Malik Zulu Shabazz Calls For Violence In Charleston, South Carolina

Malik Zulu Shabazz, the racist and anti-Semitic for­mer leader of the New Black Pan­ther Party (NBPP) and cur­rent head of Black Lawyers for Jus­tice (BLJ), trav­eled to Charleston, South Car­olina, where he called for vio­lence in the after­math of the shoot­ing that killed nine peo­ple at the Emanuel AME Church.

Hashim Nzinga (left) and Malik Zulu Shabazz (right) lead protestors in Charleston

Hashim Nzinga (left) and Malik Zulu Shabazz (right) lead pro­tes­tors in Charleston

On June 23, Shabazz orga­nized a rally in front of the Emanuel AME Church billed as “National Rally #1 In Defense of the Black Church.” From the stage, Shabazz ref­er­enced  Den­mark Vesey, who in 1822 plot­ted a rebel­lion against slav­ery in which, accord­ing to PBS, he and oth­ers “planned to seize Charleston’s arse­nals and guard houses, kill the Gov­er­nor, set fire to the city, and kill every white man they saw.” Shabazz stated:

Den­mark Vesey had a plan to kill all the slave mas­ters in the state. Den­mark Vesey had a plan to kill every last one of them and kill all their god­damn fam­i­lies, and we need some new Den­mark Veseys today. We gotta com­plete what Den­mark didn’t fin­ish. He never fin­ished his mis­sion, but the real chil­dren of Den­mark Vesey is [sic] out here today.

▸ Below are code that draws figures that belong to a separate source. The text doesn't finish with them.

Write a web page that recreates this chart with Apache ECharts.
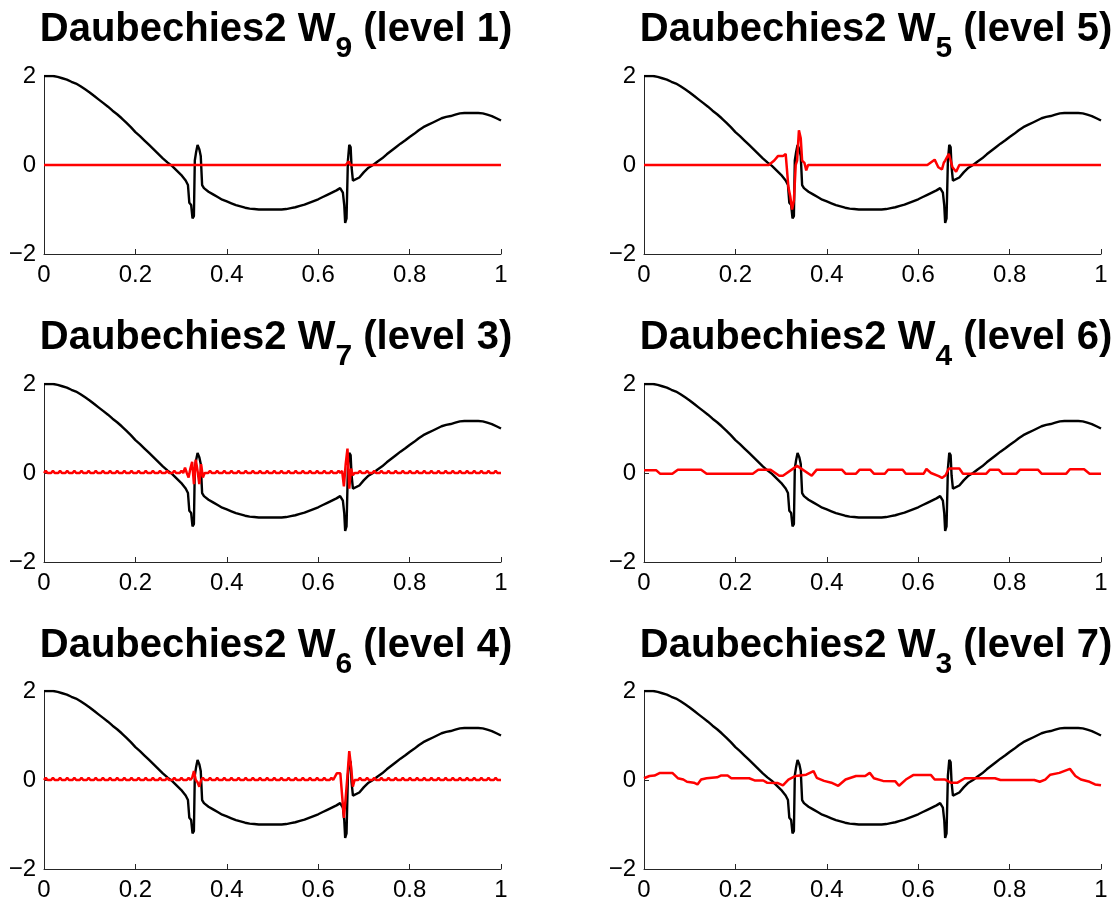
<!DOCTYPE html>
<html>
<head>
<meta charset="utf-8">
<script src="https://cdn.jsdelivr.net/npm/echarts@6/dist/echarts.min.js"></script>
<style>
  html, body { margin: 0; padding: 0; background: #fff; }
  #chart { width: 1120px; height: 905px; }
</style>
</head>
<body>
<div id="chart"></div>
<script>
// Test signal: smooth wave with two jumps near x = 1/3 and x = 2/3, [x, y]
const signal = [
  [0, 2.0], [0.01, 2.0], [0.02, 2.0], [0.03, 1.98], [0.04, 1.95], [0.05, 1.92],
  [0.06, 1.87], [0.07, 1.83], [0.08, 1.77], [0.09, 1.70], [0.10, 1.63], [0.11, 1.55],
  [0.12, 1.47], [0.13, 1.39], [0.14, 1.31], [0.15, 1.22], [0.16, 1.14], [0.17, 1.05],
  [0.18, 0.95], [0.19, 0.85], [0.20, 0.74], [0.21, 0.65], [0.22, 0.55], [0.23, 0.45],
  [0.24, 0.35], [0.25, 0.25], [0.26, 0.15], [0.27, 0.06], [0.28, -0.02], [0.29, -0.12],
  [0.30, -0.22], [0.31, -0.35], [0.315, -0.45], [0.318, -0.85], [0.322, -0.9],
  [0.325, -1.2], [0.328, -1.15], [0.330, 0.1], [0.333, 0.3], [0.336, 0.45],
  [0.340, 0.35], [0.343, 0.2], [0.346, -0.45], [0.35, -0.52], [0.36, -0.6],
  [0.37, -0.66], [0.38, -0.72], [0.39, -0.78], [0.40, -0.82], [0.41, -0.86],
  [0.42, -0.9], [0.43, -0.93], [0.44, -0.96], [0.45, -0.98], [0.46, -0.99],
  [0.47, -1.0], [0.48, -1.0], [0.50, -1.0], [0.52, -1.0], [0.53, -0.99], [0.54, -0.97],
  [0.55, -0.95], [0.56, -0.92], [0.57, -0.89], [0.58, -0.85], [0.59, -0.81],
  [0.60, -0.77], [0.61, -0.72], [0.62, -0.67], [0.63, -0.62], [0.64, -0.57],
  [0.648, -0.52], [0.654, -0.62], [0.657, -0.9], [0.659, -1.3], [0.662, -1.2],
  [0.665, 0.1], [0.668, 0.45], [0.671, 0.4], [0.673, -0.05], [0.676, -0.35],
  [0.68, -0.34], [0.69, -0.28], [0.70, -0.16], [0.71, -0.06], [0.72, 0.0],
  [0.73, 0.08], [0.74, 0.15], [0.75, 0.24], [0.76, 0.32], [0.77, 0.4], [0.78, 0.48],
  [0.79, 0.55], [0.80, 0.63], [0.81, 0.7], [0.82, 0.78], [0.83, 0.85], [0.84, 0.9],
  [0.85, 0.95], [0.86, 1.0], [0.87, 1.05], [0.88, 1.08], [0.89, 1.1], [0.90, 1.13],
  [0.91, 1.16], [0.92, 1.17], [0.93, 1.17], [0.94, 1.17], [0.95, 1.17], [0.96, 1.16],
  [0.97, 1.13], [0.98, 1.1], [0.99, 1.05], [1.00, 1.0]
];

// Detail component W9 (level 1), [x, y]
const w9 = [[0, 0], [0.66, 0], [0.663, -0.04], [0.667, 0.08], [0.67, 0], [1, 0]];

// Detail component W5 (level 5), [x, y]
const w5 = [
  [0, 0], [0.273, 0], [0.285, 0.1], [0.293, 0.2], [0.304, 0.2], [0.31, 0.25],
  [0.316, -0.5], [0.32, -0.7], [0.324, -1.0], [0.328, -0.8], [0.332, 0.0],
  [0.335, 0.1], [0.339, 0.78], [0.343, 0.6], [0.346, 0.1], [0.351, 0.05],
  [0.355, -0.12], [0.359, 0], [0.62, 0], [0.636, 0.12], [0.644, -0.05],
  [0.652, -0.1], [0.656, 0.05], [0.659, 0.1], [0.667, 0.25], [0.671, 0.1],
  [0.675, -0.05], [0.683, -0.15], [0.687, -0.18], [0.69, 0], [1, 0]
];

// Detail component W7 (level 3), one value every 1/256
const w7 = [
  0, 0.05, 0, -0.04, 0, 0.05, 0, -0.04, 0, 0.05, 0, -0.04, 0, 0.05, 0, -0.04,
  0, 0.05, 0, -0.04, 0, 0.05, 0, -0.04, 0, 0.05, 0, -0.04, 0, 0.05, 0, -0.04,
  0, 0.05, 0, -0.04, 0, 0.05, 0, -0.04, 0, 0.05, 0, -0.04, 0, 0.05, 0, -0.04,
  0, 0.05, 0, -0.04, 0, 0.05, 0, -0.04, 0, 0.05, 0, -0.04, 0, 0.05, 0, -0.04,
  0, 0.05, 0, -0.04, 0, 0.05, 0, -0.04, 0, 0.05, 0, -0.04, 0, 0.05, 0, 0.12,
  0, -0.1, 0.1, 0.25, -0.25, 0.3, 0.05, -0.25, 0.2, -0.1, 0, -0.04, 0, 0.05, 0, -0.04,
  0, 0.05, 0, -0.04, 0, 0.05, 0, -0.04, 0, 0.05, 0, -0.04, 0, 0.05, 0, -0.04,
  0, 0.05, 0, -0.04, 0, 0.05, 0, -0.04, 0, 0.05, 0, -0.04, 0, 0.05, 0, -0.04,
  0, 0.05, 0, -0.04, 0, 0.05, 0, -0.04, 0, 0.05, 0, -0.04, 0, 0.05, 0, -0.04,
  0, 0.05, 0, -0.04, 0, 0.05, 0, -0.04, 0, 0.05, 0, -0.04, 0, 0.05, 0, -0.04,
  0, 0.05, 0, -0.04, 0, 0.05, 0, 0.05, -0.3, 0.2, 0.55, -0.35, 0.1, -0.05, 0, -0.04,
  0, 0.05, 0, -0.04, 0, 0.05, 0, -0.04, 0, 0.05, 0, -0.04, 0, 0.05, 0, -0.04,
  0, 0.05, 0, -0.04, 0, 0.05, 0, -0.04, 0, 0.05, 0, -0.04, 0, 0.05, 0, -0.04,
  0, 0.05, 0, -0.04, 0, 0.05, 0, -0.04, 0, 0.05, 0, -0.04, 0, 0.05, 0, -0.04,
  0, 0.05, 0, -0.04, 0, 0.05, 0, -0.04, 0, 0.05, 0, -0.04, 0, 0.05, 0, -0.04,
  0, 0.05, 0, -0.04, 0, 0.05, 0, -0.04, 0, 0.05, 0, -0.04, 0, 0.05, 0, -0.04,
  0
];

// Detail component W4 (level 6), [x, y]
const w4 = [
  [0, 0.06], [0.027, 0.06], [0.035, -0.015], [0.062, -0.015], [0.074, 0.075],
  [0.125, 0.075], [0.137, -0.015], [0.238, -0.015], [0.25, 0.075], [0.277, 0.075],
  [0.296, -0.06], [0.304, -0.06], [0.335, 0.16], [0.367, -0.06], [0.378, 0.075],
  [0.433, 0.075], [0.441, -0.015], [0.464, -0.015], [0.472, 0.075], [0.495, 0.075],
  [0.503, -0.015], [0.527, -0.015], [0.534, 0.075], [0.566, 0.075], [0.573, -0.015],
  [0.612, -0.015], [0.618, 0.09], [0.628, 0.0], [0.645, -0.07], [0.652, -0.11],
  [0.66, -0.05], [0.667, 0.1], [0.69, 0.1], [0.698, -0.015], [0.749, -0.015],
  [0.757, 0.075], [0.776, 0.075], [0.784, -0.015], [0.815, -0.015], [0.823, 0.075],
  [0.862, 0.075], [0.87, -0.015], [0.924, -0.015], [0.932, 0.085], [0.963, 0.085],
  [0.975, -0.015], [1, -0.015]
];

// Detail component W6 (level 4), one value every 1/256
const w6 = [
  0, 0.05, 0, -0.04, 0, 0.05, 0, -0.04, 0, 0.05, 0, -0.04, 0, 0.05, 0, -0.04,
  0, 0.05, 0, -0.04, 0, 0.05, 0, -0.04, 0, 0.05, 0, -0.04, 0, 0.05, 0, -0.04,
  0, 0.05, 0, -0.04, 0, 0.05, 0, -0.04, 0, 0.05, 0, -0.04, 0, 0.05, 0, -0.04,
  0, 0.05, 0, -0.04, 0, 0.05, 0, -0.04, 0, 0.05, 0, -0.04, 0, 0.05, 0, -0.04,
  0, 0.05, 0, -0.04, 0, 0.05, 0, -0.04, 0, 0.05, 0, -0.04, 0, 0.05, 0, -0.04,
  0, 0.05, 0, 0.05, 0.2, 0.0, -0.05, -0.15, 0, 0.05, 0, -0.04, 0, 0.05, 0, -0.04,
  0, 0.05, 0, -0.04, 0, 0.05, 0, -0.04, 0, 0.05, 0, -0.04, 0, 0.05, 0, -0.04,
  0, 0.05, 0, -0.04, 0, 0.05, 0, -0.04, 0, 0.05, 0, -0.04, 0, 0.05, 0, -0.04,
  0, 0.05, 0, -0.04, 0, 0.05, 0, -0.04, 0, 0.05, 0, -0.04, 0, 0.05, 0, -0.04,
  0, 0.05, 0, -0.04, 0, 0.05, 0, -0.04, 0, 0.05, 0, -0.04, 0, 0.05, 0, -0.04,
  0, 0.05, 0, -0.04, 0.15, 0.15, 0.15, 0.15, -0.85, -0.4, 0.1, 0.65, 0.3, -0.15, 0, -0.04,
  0, 0.05, 0, -0.04, 0, 0.05, 0, -0.04, 0, 0.05, 0, -0.04, 0, 0.05, 0, -0.04,
  0, 0.05, 0, -0.04, 0, 0.05, 0, -0.04, 0, 0.05, 0, -0.04, 0, 0.05, 0, -0.04,
  0, 0.05, 0, -0.04, 0, 0.05, 0, -0.04, 0, 0.05, 0, -0.04, 0, 0.05, 0, -0.04,
  0, 0.05, 0, -0.04, 0, 0.05, 0, -0.04, 0, 0.05, 0, -0.04, 0, 0.05, 0, -0.04,
  0, 0.05, 0, -0.04, 0, 0.05, 0, -0.04, 0, 0.05, 0, -0.04, 0, 0.05, 0, -0.04,
  0
];

// Detail component W3 (level 7), [x, y]
const w3 = [
  [0, 0.04], [0.012, 0.09], [0.023, 0.1], [0.035, 0.16], [0.062, 0.16], [0.074, 0.04],
  [0.086, 0.01], [0.094, -0.04], [0.109, -0.06], [0.117, -0.1], [0.125, 0.01],
  [0.137, 0.04], [0.16, 0.06], [0.168, 0.1], [0.183, 0.1], [0.191, 0.04], [0.23, 0.04],
  [0.242, -0.01], [0.261, -0.01], [0.269, -0.06], [0.293, -0.07], [0.304, -0.12],
  [0.316, 0.01], [0.332, 0.09], [0.355, 0.12], [0.371, 0.2], [0.378, 0.05],
  [0.394, -0.02], [0.41, -0.06], [0.425, -0.13], [0.441, 0.01], [0.464, 0.09],
  [0.484, 0.09], [0.494, 0.16], [0.503, 0.04], [0.523, -0.02], [0.55, -0.03],
  [0.558, -0.13], [0.573, 0.01], [0.589, 0.11], [0.628, 0.11], [0.636, 0.01],
  [0.659, 0.01], [0.671, -0.06], [0.686, -0.06], [0.702, 0.04], [0.768, 0.04],
  [0.78, 0.0], [0.854, 0.0], [0.866, -0.04], [0.878, 0.01], [0.889, 0.12],
  [0.909, 0.16], [0.932, 0.25], [0.944, 0.09], [0.956, 0.01], [0.975, -0.04],
  [0.987, -0.1], [1, -0.12]
];

// Axis ticks
const xTicks = { min: 0, max: 1, step: 0.2 };
const yTicks = { min: -2, max: 2, step: 2 };

const onGrid = (vals) => vals.map((v, i) => [i / (vals.length - 1), v]);

// Panel contents: title pieces and the red detail curve
const panels = [
  { sub: '9', level: 1, detail: w9 },
  { sub: '5', level: 5, detail: w5 },
  { sub: '7', level: 3, detail: onGrid(w7) },
  { sub: '4', level: 6, detail: w4 },
  { sub: '6', level: 4, detail: onGrid(w6) },
  { sub: '3', level: 7, detail: w3 }
];

// Page layout (pixels)
const colLeft = [44, 644];
const colWidth = 457;
const rowTop = [76, 384, 691];
const rowHeight = 178;
const titleCenter = [276, 876];
const titleBaseline = [44, 352, 660];
const subDrop = 15;
const mainSize = 40;
const subSize = 30;

const font = '"Liberation Sans", Arial, Helvetica, sans-serif';

// Text widths, used to lay out each title with its subscript
const measureCtx = document.createElement('canvas').getContext('2d');
function textWidth(str, size) {
  measureCtx.font = 'bold ' + size + 'px ' + font;
  return measureCtx.measureText(str).width;
}
// distance from the middle of the em box to the alphabetic baseline
const midToBase = 0.3465;

const chart = echarts.init(document.getElementById('chart'), null, { renderer: 'canvas' });

const grids = [], xAxes = [], yAxes = [], series = [], graphics = [];
panels.forEach((p, i) => {
  const col = i % 2, row = Math.floor(i / 2);
  grids.push({ left: colLeft[col], top: rowTop[row], width: colWidth, height: rowHeight, containLabel: false });
  xAxes.push({
    type: 'value', gridIndex: i, min: xTicks.min, max: xTicks.max, interval: xTicks.step,
    axisLine: { show: true, onZero: false, lineStyle: { color: '#262626', width: 1 } },
    axisTick: { show: true, inside: true, length: 5, lineStyle: { color: '#262626' } },
    splitLine: { show: false },
    axisLabel: { color: '#000', fontSize: 24, fontFamily: font, margin: 9 }
  });
  yAxes.push({
    type: 'value', gridIndex: i, min: yTicks.min, max: yTicks.max, interval: yTicks.step,
    axisLine: { show: true, onZero: false, lineStyle: { color: '#262626', width: 1 } },
    axisTick: { show: true, inside: true, length: 5, lineStyle: { color: '#262626' } },
    splitLine: { show: false },
    axisLabel: {
      color: '#000', fontSize: 24, fontFamily: font, margin: 8,
      formatter: (v) => (v < 0 ? '\u2212' + Math.abs(v) : String(v))
    }
  });
  series.push({
    type: 'line', xAxisIndex: i, yAxisIndex: i, data: signal, symbol: 'none',
    lineStyle: { color: '#000', width: 2.4 }, z: 2, silent: true
  });
  series.push({
    type: 'line', xAxisIndex: i, yAxisIndex: i, data: p.detail, symbol: 'none',
    lineStyle: { color: '#ff0000', width: 2.5 }, z: 3, silent: true
  });

  // Title: "Daubechies2 W" + subscript index + " (level n)"
  const head = 'Daubechies2 W';
  const tail = ' (level ' + p.level + ')';
  const wHead = textWidth(head, mainSize);
  const wSub = textWidth(p.sub, subSize);
  const wTail = textWidth(tail, mainSize);
  const x0 = titleCenter[col] - (wHead + wSub + wTail) / 2;
  const base = titleBaseline[row];
  const mainStyle = { fontSize: mainSize, fontWeight: 'bold', fontFamily: font, fill: '#000', align: 'left', verticalAlign: 'middle' };
  const subStyle = { fontSize: subSize, fontWeight: 'bold', fontFamily: font, fill: '#000', align: 'left', verticalAlign: 'middle' };
  graphics.push({ type: 'text', x: x0, y: base - midToBase * mainSize, style: Object.assign({ text: head }, mainStyle), silent: true });
  graphics.push({ type: 'text', x: x0 + wHead, y: base + subDrop - midToBase * subSize, style: Object.assign({ text: p.sub }, subStyle), silent: true });
  graphics.push({ type: 'text', x: x0 + wHead + wSub, y: base - midToBase * mainSize, style: Object.assign({ text: tail }, mainStyle), silent: true });
});

chart.setOption({
  animation: false,
  backgroundColor: '#fff',
  grid: grids,
  xAxis: xAxes,
  yAxis: yAxes,
  series: series,
  graphic: graphics
});
</script>
</body>
</html>
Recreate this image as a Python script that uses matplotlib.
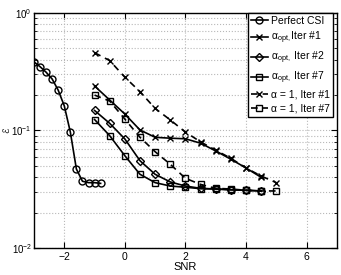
import matplotlib
matplotlib.use("Agg")
import matplotlib.pyplot as plt
import numpy as np

plt.rcParams['font.family'] = ['Liberation Sans', 'DejaVu Sans']
plt.rcParams['mathtext.fontset'] = 'custom'
plt.rcParams['mathtext.rm'] = 'Liberation Sans'
plt.rcParams['mathtext.it'] = 'Liberation Sans:italic'

# data
snr_perfect = [-3.0, -2.8, -2.6, -2.4, -2.2, -2.0, -1.8, -1.6, -1.4, -1.2, -1.0, -0.8]
err_perfect = [0.383, 0.349, 0.313, 0.274, 0.220, 0.162, 0.097, 0.047, 0.037, 0.036, 0.036, 0.0355]

snr_opt1 = [-1.0, 0.0, 0.5, 1.0, 1.5, 2.0, 2.5, 3.0, 3.5, 4.0, 4.5]
err_opt1 = [0.239, 0.138, 0.101, 0.0875, 0.086, 0.085, 0.078, 0.067, 0.057, 0.048, 0.040]

snr_opt = [-1.0, -0.5, 0.0, 0.5, 1.0, 1.5, 2.0, 2.5, 3.0, 3.5, 4.0, 4.5]
err_opt2 = [0.148, 0.115, 0.0847, 0.0553, 0.0424, 0.0365, 0.0337, 0.0322, 0.0318, 0.0313, 0.031, 0.0306]
err_opt7 = [0.124, 0.0903, 0.061, 0.0424, 0.036, 0.0337, 0.0329, 0.0320, 0.0318, 0.0313, 0.031, 0.0306]

snr_a1 = [-1.0, -0.5, 0.0, 0.5, 1.0, 1.5, 2.0, 2.5, 3.0, 3.5, 4.0, 4.5, 5.0]
err_a1_1 = [0.459, 0.393, 0.284, 0.214, 0.154, 0.123, 0.097, 0.080, 0.068, 0.058, 0.048, 0.041, 0.036]
err_a1_7 = [0.200, 0.178, 0.125, 0.0875, 0.066, 0.0516, 0.0392, 0.0348, 0.0322, 0.0318, 0.031, 0.0306, 0.0306]

fig = plt.figure(figsize=(3.41, 2.75), dpi=100)
ax = fig.add_axes([0.0997, 0.098, 0.888, 0.855])

kw = dict(color='k', lw=1.2, ms=5, mew=1.0, fillstyle='none')
dash = dict(dashes=(4, 3))
ax.plot(snr_perfect, err_perfect, marker='o', label='Perfect CSI', **kw)
ax.plot(snr_opt1, err_opt1, marker='x', label=r'α$_{\mathrm{opt,}}$Iter #1', **kw)
ax.plot(snr_opt, err_opt2, marker='D', label=r'α$_{\mathrm{opt,}}$ Iter #2',
        **{**kw, 'ms': 4.5})
ax.plot(snr_opt, err_opt7, marker='s', label=r'α$_{\mathrm{opt,}}$ Iter #7', **kw)
ax.plot(snr_a1, err_a1_1, marker='x', label='α = 1, Iter #1', **kw, **dash)
ax.plot(snr_a1, err_a1_7, marker='s', label='α = 1, Iter #7', **kw, **dash)

ax.set_yscale('log')
ax.set_xlim(-3, 7)
ax.set_ylim(1e-2, 1)
ax.set_xticks([-2, 0, 2, 4, 6])
ax.tick_params(which='both', direction='in', top=True, right=True, labelsize=7.5, pad=3)
ax.tick_params(axis='y', which='both', pad=1.5, labelsize=7)
ax.tick_params(which='major', length=4)
ax.tick_params(which='minor', length=2)
ax.grid(which='major', ls=':', color='#b8b8b8', lw=0.8)
ax.grid(which='minor', axis='y', ls=':', color='#b8b8b8', lw=0.8)
for s in ax.spines.values():
    s.set_linewidth(1.0)

ax.set_xlabel('SNR', fontsize=8, labelpad=0)
ax.set_ylabel('ℰ', fontsize=6.5, family=['DejaVu Sans'])
ax.yaxis.set_label_coords(-0.076, 0.5)

leg = ax.legend(loc='upper right', bbox_to_anchor=(0.987, 1.0), fontsize=7.5,
                frameon=True, fancybox=False, framealpha=1, edgecolor='k',
                handlelength=1.6, handletextpad=0.3, labelspacing=0.35,
                borderpad=0.3, borderaxespad=0)
leg.get_frame().set_linewidth(1.0)

fig.savefig('out.png', dpi=100)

Shabazz has planned a sec­ond rally he is call­ing “Rally to Bury White Supremacy: Mas­sive National Demon­stra­tion #2” sched­uled at the same loca­tion on June 27. Hashim Nzinga, the cur­rent chair­man of the NBPP attended the June 23 rally and is sched­uled to attend this one as well.

While Shabazz attempts to por­tray him­self as a civil rights leader, he con­tin­ues to inject his big­otry and vio­lent rhetoric into high-profile racially-charged events, inflam­ing already tense situations.

Pre­vi­ously, in the after­math of Fred­die Gray’s death in Bal­ti­more, Shabazz orga­nized protests and called for vio­lence against law enforce­ment on Fox News Radio’s “The Alan Colmes Show.” Shabazz told Colmes that “those young Bal­ti­more youth are liken to the Pales­tini­ans bat­tling an Israeli occupier…some peo­ple might need to get hurt in self-defense.”

These state­ments echoed those he made on Black Power Radio, where he jus­ti­fied the burn­ing down of a CVS and told his audi­ence that “We’re gonna stop all of this god­damn talk­ing and raise up an army and deal with you mother—ers.”

Sim­i­larly, after Michael Brown was killed by police in Fer­gu­son, Mis­souri, Shabazz and other NBPP lead­ers trav­eled to Fer­gu­son, aggra­vat­ing the sit­u­a­tion there. Shabazz led pro­test­ers in chants call­ing for the death of the offi­cer who shot Michael Brown. Using a mega­phone, Shabazz yelled, “Who do we want?” The pro­tes­tors responded, “Dar­ren Wil­son!” Shabazz: “How do we want him?” Pro­tes­tors: “Dead!”

In 2012, the NBPP, then under the lead­er­ship of Shabazz, also offered a $10,000 reward for the “cap­ture” of George Zim­mer­man, the man who shot and killed Trayvon Mar­tin in Florida.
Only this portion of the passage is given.